The linear relationship between output of electrostatic force and the square of pre-load voltage is validated by the experiment. In an ideal system with no mismatch, the force $F_e^{\prime }$ is a fixed value for the feedback and pre-load voltage are changed at inverse proportions. However, due to the existence of the mismatch of parasitic capacitance in real system, the force $F_e^{\prime }$ will be changed in proportion to $x_2$ following the changed force $k_e{x}_2$ when regulating the electrostatic stiffness through changing the pre-load voltage. The novel method exploits this characteristic to obtain the mismatch of parasitic capacitance.

It should be pointed out that the curve deviates from the straight line when the pre-load voltage is small, especially when the mismatch is small. This is because the force $k_e{x}_2$ has little change with a small pre-load voltage or a small mismatch that makes the linear relationship disturbed by the feedback voltage. Nevertheless, the mismatch of parasitic capacitance can be obtained precisely through regulating electrostatic stiffness with relatively high pre-loaded voltage.
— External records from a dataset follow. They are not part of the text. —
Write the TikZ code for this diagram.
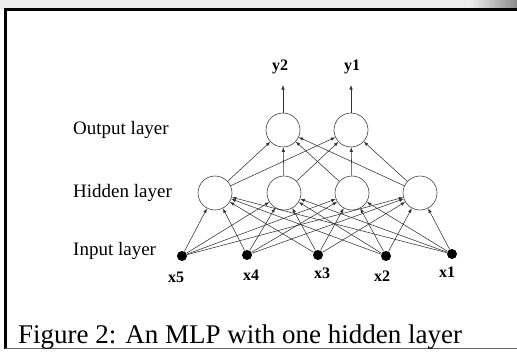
\documentclass[tikz,border=0pt]{standalone}
\usepackage{fontspec}
\setmainfont{Liberation Serif}
\usetikzlibrary{arrows.meta}
\begin{document}
\begin{tikzpicture}[x=1pt,y=-1pt,
  neuron/.style={circle,draw=black!75,line width=0.6pt,minimum size=34pt,inner sep=0pt},
  inp/.style={circle,fill=black,minimum size=10pt,inner sep=0pt},
  conn/.style={draw=black!80,line width=0.55pt,-{Latex[length=4.5pt,width=3.4pt]}},
  lay/.style={font=\fontsize{19}{21}\selectfont,anchor=west,inner sep=0pt},
  vlab/.style={font=\fontsize{16}{18}\selectfont\bfseries,inner sep=0pt}]
\useasboundingbox (0,0) rectangle (517,359);
% page background strip and curl
\fill[black!7] (0,0) rectangle (517,9);
\shade[left color=black!7,right color=black!45] (470,0) rectangle (517,9);
\fill[white] (5,9) rectangle (517,349);
\draw[black,line width=2.4pt] (5.5,349) -- (5.5,9.5) -- (517,9.5);
\draw[black!60,line width=1pt] (5,348.5) -- (517,348.5);
% layer labels
\node[lay] (lo) at (73,130) {Output layer};
\node[lay] (lh) at (73,193) {Hidden layer};
\node[lay] (li) at (73,251) {Input layer};
% neurons
\node[neuron] (o2) at (283,130) {};
\node[neuron] (o1) at (351,130) {};
\node[neuron] (h1) at (215,193) {};
\node[neuron] (h2) at (284,193) {};
\node[neuron] (h3) at (352,193) {};
\node[neuron] (h4) at (420,193) {};
\node[inp] (x5) at (182,256) {};
\node[inp] (x4) at (247,255) {};
\node[inp] (x3) at (318,255) {};
\node[inp] (x2) at (386,256) {};
\node[inp] (x1) at (452,254) {};
% labels
\node[vlab] (lx5) at (176,277) {x5};
\node[vlab] (lx4) at (251,275) {x4};
\node[vlab] (lx3) at (322,273) {x3};
\node[vlab] (lx2) at (382,276) {x2};
\node[vlab] (lx1) at (447,272) {x1};
\node[vlab] (ly2) at (280,67) {y2};
\node[vlab] (ly1) at (352,67) {y1};
\coordinate (t2) at (283,85);
\coordinate (t1) at (351,85);
% connections
\foreach \i in {x1,x2,x3,x4,x5}{
  \foreach \h in {h1,h2,h3,h4}{
    \draw[conn] (\i) -- (\h);
  }
}
\foreach \h in {h1,h2,h3,h4}{
  \draw[conn] (\h) -- (o1);
  \draw[conn] (\h) -- (o2);
}
\draw[conn] (o2) -- (t2);
\draw[conn] (o1) -- (t1);
% caption
\node[font=\fontsize{27}{30}\selectfont,anchor=west,inner sep=0pt] (cap) at (18,337) {Figure 2: An MLP with one hidden layer};
\end{tikzpicture}
\end{document}
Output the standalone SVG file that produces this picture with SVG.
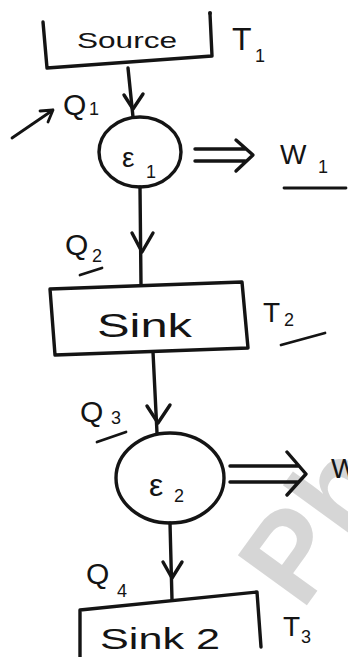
<svg xmlns="http://www.w3.org/2000/svg" width="348" height="657" viewBox="0 0 348 657">
  <defs>
    <style>
      .ink { fill: none; stroke: #141414; stroke-width: 3.4; stroke-linecap: round; stroke-linejoin: round; }
      .thin { fill: none; stroke: #141414; stroke-width: 2.8; stroke-linecap: round; stroke-linejoin: round; }
      .lbl { font-family: "Liberation Sans", "DejaVu Sans", sans-serif; fill: #141414; }
      .big { font-size: 30px; }
      .mid { font-size: 26px; }
      .sub { font-size: 18px; }
      .mark { font-family: "Liberation Sans", "DejaVu Sans", sans-serif; font-weight: bold; font-size: 124px; fill: #cfcfcf; fill-opacity: 0.85; }
    </style>
  </defs>

  <rect width="348" height="657" fill="#ffffff"/>

  <!-- faint watermark across the lower right -->
  <text class="mark" transform="translate(302,612) rotate(-54)">Ph</text>

  <!-- hot reservoir -->
  <g id="source">
    <path class="ink" d="M43,22 L47,68 L212,56 L210,14"/>
    <circle cx="210" cy="13" r="2" fill="#141414"/>
    <text class="lbl" x="77" y="48" font-size="22" textLength="100" lengthAdjust="spacingAndGlyphs">Source</text>
    <text class="lbl" x="232" y="50" font-size="32">T</text>
    <text class="lbl sub" x="255" y="62">1</text>
  </g>

  <!-- first engine -->
  <g id="engine1">
    <ellipse class="ink" cx="140" cy="152" rx="41" ry="35"/>
    <text class="lbl" x="122" y="167" font-size="28">ε</text>
    <text class="lbl sub" x="146" y="178">1</text>
  </g>

  <!-- intermediate reservoir -->
  <g id="sink">
    <path class="ink" d="M50,289 L242,282 L248,348 L55,355 Z"/>
    <text class="lbl" x="97" y="337" font-size="34" textLength="95" lengthAdjust="spacingAndGlyphs">Sink</text>
    <text class="lbl" x="263" y="322" font-size="28">T</text>
    <text class="lbl sub" x="284" y="326">2</text>
    <path class="thin" d="M281,345 L325,333"/>
  </g>

  <!-- second engine -->
  <g id="engine2">
    <ellipse class="ink" cx="170" cy="478" rx="54" ry="45"/>
    <text class="lbl" x="149" y="496" font-size="32">ε</text>
    <text class="lbl sub" x="174" y="502">2</text>
  </g>

  <!-- cold reservoir -->
  <g id="sink2">
    <path class="ink" d="M80,657 L80,610 L257,592 L261,647"/>
    <text class="lbl" x="100" y="649" font-size="29" textLength="120" lengthAdjust="spacingAndGlyphs">Sink 2</text>
    <text class="lbl" x="283" y="636" font-size="28">T</text>
    <text class="lbl sub" x="301" y="643">3</text>
  </g>

  <!-- heat and work labels -->
  <g id="labels">
    <path class="thin" d="M12,138 L53,110 M40,111 L53,110 L48,122"/>
    <text class="lbl big" x="63" y="115">Q</text>
    <text class="lbl sub" x="89" y="115">1</text>

    <text class="lbl big" x="65" y="255">Q</text>
    <text class="lbl sub" x="92" y="262">2</text>
    <path class="thin" d="M80,275 L102,268"/>

    <text class="lbl big" x="80" y="422">Q</text>
    <text class="lbl sub" x="111" y="424">3</text>
    <path class="thin" d="M97,442 L126,432"/>

    <text class="lbl big" x="86" y="584">Q</text>
    <text class="lbl sub" x="117" y="597">4</text>

    <text class="lbl" x="280" y="164" font-size="28">W</text>
    <text class="lbl sub" x="318" y="173">1</text>
    <path class="thin" d="M284,188 L346,188"/>

    <text class="lbl" x="331" y="478" font-size="28">W</text>
  </g>

  <!-- heat flow and work output arrows -->
  <g id="connectors">
    <path class="ink" d="M128,68 L133,117"/>
    <path class="ink" d="M124,95 L133,109 L143,94"/>

    <path class="ink" d="M140,187 L141,285"/>
    <path class="ink" d="M132,233 L142,252 L153,233"/>

    <path class="ink" d="M153,352 L157,433"/>
    <path class="ink" d="M147,406 L158,423 L170,405"/>

    <path class="ink" d="M170,523 L172,600"/>
    <path class="ink" d="M163,562 L172,578 L182,562"/>

    <path class="ink" d="M195,149 L245,149 M195,161 L245,161 M236,140 L253,155 L236,171"/>
    <path class="ink" d="M230,466 L298,466 M230,482 L298,482 M287,452 L306,474 L287,495"/>
  </g>
</svg>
The measured results show the mismatch of capacitance parasitic is fF level. The mismatch is so small that requires testing equipment of very high precision. Different from the traditional methods, in this novel method a line is just drawn out from the pre-loaded node which does not interfere with any electrical node of the C/V frond-end circuit, so it does not introduce additional parasitic capacitance. Moreover, the measured result is the equivalent mismatch of all parasitic capacitance when the accelerometer is in an operating state. Therefore, the mismatch result is that we want.

4. Conclusions

This paper describes a novel method for measuring the mismatch of parasitic capacitance in MEMS capacitive accelerometer. The strong linear relationship between output of electrostatic force and the square of pre-load voltage is validated by the theory and experiment. The total equivalent mismatch of parasitic capacitance can be obtained precisely and conveniently through regulating electrostatic stiffness with changing the pre-loaded voltage. The results can be used in the design and electrical adjusting for decreasing the influence of the mismatch that is helpful for improving the performance of accelerometer, and the temperature characteristics of the mismatch and the self-calibrating technique of eliminating the mismatch can be further studied with this method.